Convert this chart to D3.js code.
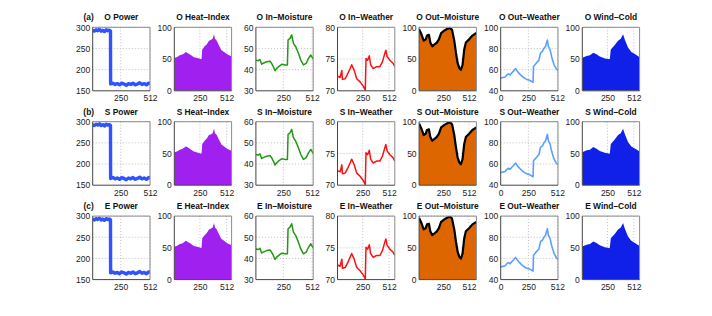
<!DOCTYPE html>
<html>
<head>
<meta charset="utf-8">
<script src="https://cdn.jsdelivr.net/npm/d3@7"></script>
<style>
body { margin: 0; background: #fff; }
svg { display: block; font-family: "Liberation Sans", Arial, Helvetica, sans-serif; }
.tick text { font-size: 8.5px; fill: #222; }
.title { font-size: 8.4px; font-weight: bold; fill: #111; }
.grid line { stroke: #b0b0b0; stroke-width: 0.8; stroke-dasharray: 1, 2; }
</style>
</head>
<body>
<svg id="chart" width="712" height="316"></svg>
<script>
/* three rows of the same seven signals: O, S, E */
var rowPrefixes = ["O", "S", "E"],
    rowTags = ["(a)", "(b)", "(c)"];

var panelNames = ["Power", "Heat\u2013Index", "In\u2013Moisture", "In\u2013Weather",
                  "Out\u2013Moisture", "Out\u2013Weather", "Wind\u2013Cold"];

/* series as [sample, value] pairs */
var power = [[0, 293], [15, 291], [30, 294], [45, 292], [60, 295], [75, 291], [90, 293],
    [105, 290], [120, 294], [135, 292], [150, 293], [159, 291], [160, 166], [180, 168],
    [200, 165], [220, 167], [240, 164], [260, 168], [280, 166], [300, 163], [320, 167],
    [340, 165], [360, 168], [380, 164], [400, 166], [420, 169], [440, 165], [460, 167],
    [480, 164], [500, 168], [512, 166]];

var heatIndex = [[0, 52], [26, 53], [53, 56], [76, 57], [92, 58.5], [112, 61], [125, 60],
    [141, 58.5], [165, 56], [191, 53], [224, 51.6], [250, 50.5], [266, 49.5], [273, 65],
    [296, 70], [316, 73], [339, 79], [355, 80], [375, 82], [388, 89], [398, 82], [415, 79],
    [438, 71], [461, 64], [487, 61], [520, 57], [563, 54]];

var inMoisture = [[0, 44.5], [21, 44.2], [37, 44.8], [52, 42.6], [67, 43], [98, 43.7],
    [128, 44], [143, 43], [159, 41.4], [174, 39.5], [189, 40.6], [214, 41.7], [235, 42.5],
    [265, 42.2], [287, 42.2], [293, 54], [311, 54.8], [326, 56.4], [342, 52.4], [363, 50.8],
    [387, 47.7], [409, 44.5], [433, 42.2], [458, 43], [479, 45.3], [500, 46.9], [525, 44.8]];

var inWeather = [[0, 72.3], [26, 72.1], [43, 73.2], [49, 71.8], [76, 71.9], [99, 72.6],
    [125, 73.5], [141, 74.1], [164, 73.3], [191, 71.9], [224, 71.4], [257, 70.7], [276, 70.1],
    [283, 75.1], [299, 74.8], [316, 75.5], [329, 74.1], [355, 73.5], [388, 73.8], [421, 73.8],
    [447, 74.6], [470, 75.9], [480, 76.4], [493, 75.4], [520, 74.8], [553, 74.3], [569, 73.8]];

var outMoisture = [[0, 97], [24, 89], [47, 79], [68, 81], [81, 87], [101, 88], [115, 76],
    [135, 70], [159, 73], [182, 76], [203, 81], [226, 91], [260, 95], [294, 98], [318, 99],
    [338, 96], [361, 79], [378, 60], [395, 44], [412, 36], [429, 33], [446, 41], [463, 65],
    [480, 76], [513, 81], [547, 87], [588, 91]];

var outWeather = [[0, 52], [20, 52.5], [40, 53], [55, 55], [70, 56], [85, 55], [100, 57],
    [120, 59], [135, 61], [150, 58.5], [170, 56], [200, 53], [230, 51], [260, 50], [285, 48.5],
    [292, 48], [296, 63], [320, 66], [345, 69], [360, 76], [375, 77], [390, 80], [405, 82],
    [415, 86], [421, 88], [430, 82], [445, 79], [460, 72], [480, 65], [500, 61], [517, 59]];

var windCold = [[0, 52], [43, 55], [76, 56], [109, 60], [141, 57.5], [174, 54], [224, 51],
    [273, 49.5], [283, 65], [322, 72], [355, 79], [382, 82], [405, 89], [421, 81], [454, 68],
    [487, 61], [530, 57], [569, 53]];

var series = [power, heatIndex, inMoisture, inWeather, outMoisture, outWeather, windCold];

var yDomains = [[150, 300], [0, 100], [30, 60], [70, 80], [0, 100], [40, 100], [0, 100]];
var yTicks = [[150, 200, 250, 300], [0, 50, 100], [30, 40, 50, 60], [70, 75, 80],
              [0, 50, 100], [40, 60, 80, 100], [0, 50, 100]];
var xMax = [512, 560, 522, 569, 588, 517, 569];
var xTicks = [[250, 512], [250, 512], [250, 512], [250, 512], [250, 512], [0, 250, 512], [250, 512]];

/* how each panel is drawn: line, filled area, or area with an outline */
var kinds = ["line", "area", "line", "line", "areaLine", "line", "area"];
var colors = ["#2f54ff", "#a020f0", "#1f9a12", "#ff1010", "#de6600", "#5aa0ff", "#1020e8"];
var lineWidths = [3.4, 0, 1.5, 1.5, 2.2, 1.6, 0];

/* layout, in pixels */
var colLeft = 92.7, colStep = 81.6, panelW = 57.3,
    rowTop = 27.3, rowStep = 94.4, panelH = 63.5;

function translate(x, y) {
    return "translate(" + x + "," + y + ")";
}

var svg = d3.select("#chart");

rowPrefixes.forEach(function(prefix, r) {
    series.forEach(function(data, c) {
        var x0 = colLeft + c * colStep,
            y0 = rowTop + r * rowStep;

        var x = d3.scaleLinear().domain([0, xMax[c]]).range([0, panelW]);
        var y = d3.scaleLinear().domain(yDomains[c]).range([panelH, 0]);

        var g = svg.append("g").attr("transform", translate(x0, y0));

        /* dotted grid, behind the data */
        var grid = g.append("g").attr("class", "grid");
        grid.selectAll(".gx")
            .data(xTicks[c].filter(function(t) { return t > 0; }))
          .enter().append("line")
            .attr("x1", function(d) { return x(d); }).attr("x2", function(d) { return x(d); })
            .attr("y1", 0).attr("y2", panelH);
        grid.selectAll(".gy")
            .data(yTicks[c].slice(1))
          .enter().append("line")
            .attr("x1", 0).attr("x2", panelW)
            .attr("y1", function(d) { return y(d); }).attr("y2", function(d) { return y(d); });

        var clip = "clip-" + r + "-" + c;
        g.append("clipPath").attr("id", clip)
          .append("rect").attr("width", panelW).attr("height", panelH);
        var plot = g.append("g").attr("clip-path", "url(#" + clip + ")");

        var line = d3.line()
            .x(function(d) { return x(d[0]); })
            .y(function(d) { return y(d[1]); });
        var area = d3.area()
            .x(function(d) { return x(d[0]); })
            .y0(y(yDomains[c][0]))
            .y1(function(d) { return y(d[1]); });

        if (kinds[c] !== "line") {
            plot.append("path").datum(data)
                .attr("d", area)
                .attr("fill", colors[c]);
        }
        if (kinds[c] !== "area") {
            plot.append("path").datum(data)
                .attr("d", line)
                .attr("fill", "none")
                .attr("stroke", kinds[c] === "areaLine" ? "#000" : colors[c])
                .attr("stroke-width", lineWidths[c])
                .attr("stroke-linejoin", "round");
        }

        /* axes: labels only, ticks are hidden */
        g.append("g")
            .call(d3.axisLeft(y).tickValues(yTicks[c]).tickSize(0).tickPadding(2.5))
            .call(function(s) { s.select(".domain").remove(); });
        g.append("g")
            .attr("transform", translate(0, panelH))
            .call(d3.axisBottom(x).tickValues(xTicks[c]).tickSize(0).tickPadding(4.5))
            .call(function(s) { s.select(".domain").remove(); });

        /* box: light top/right, darker left/bottom */
        g.append("path")
            .attr("d", "M0,0H" + panelW + "V" + panelH)
            .attr("fill", "none").attr("stroke", "#8a8a8a").attr("stroke-width", 1);
        g.append("path")
            .attr("d", "M0,0V" + panelH + "H" + panelW)
            .attr("fill", "none").attr("stroke", "#444").attr("stroke-width", 1);

        g.append("text")
            .attr("class", "title")
            .attr("x", panelW / 2)
            .attr("y", -7)
            .attr("text-anchor", "middle")
            .text(prefix + " " + panelNames[c]);

        if (c === 0) {
            g.append("text")
                .attr("class", "title")
                .attr("x", -4)
                .attr("y", -7)
                .attr("text-anchor", "middle")
                .text(rowTags[r]);
        }
    });
});
</script>
</body>
</html>
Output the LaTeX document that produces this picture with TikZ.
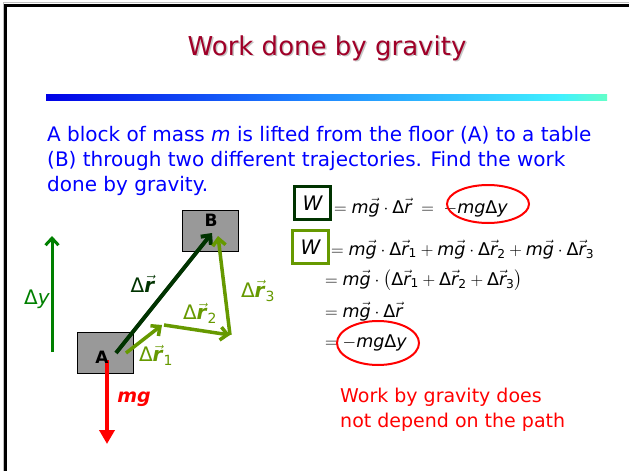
···
Copy out all lines from the material above that contain the string "picture".

◆ Answer to this task
Output the LaTeX document that produces this picture with TikZ.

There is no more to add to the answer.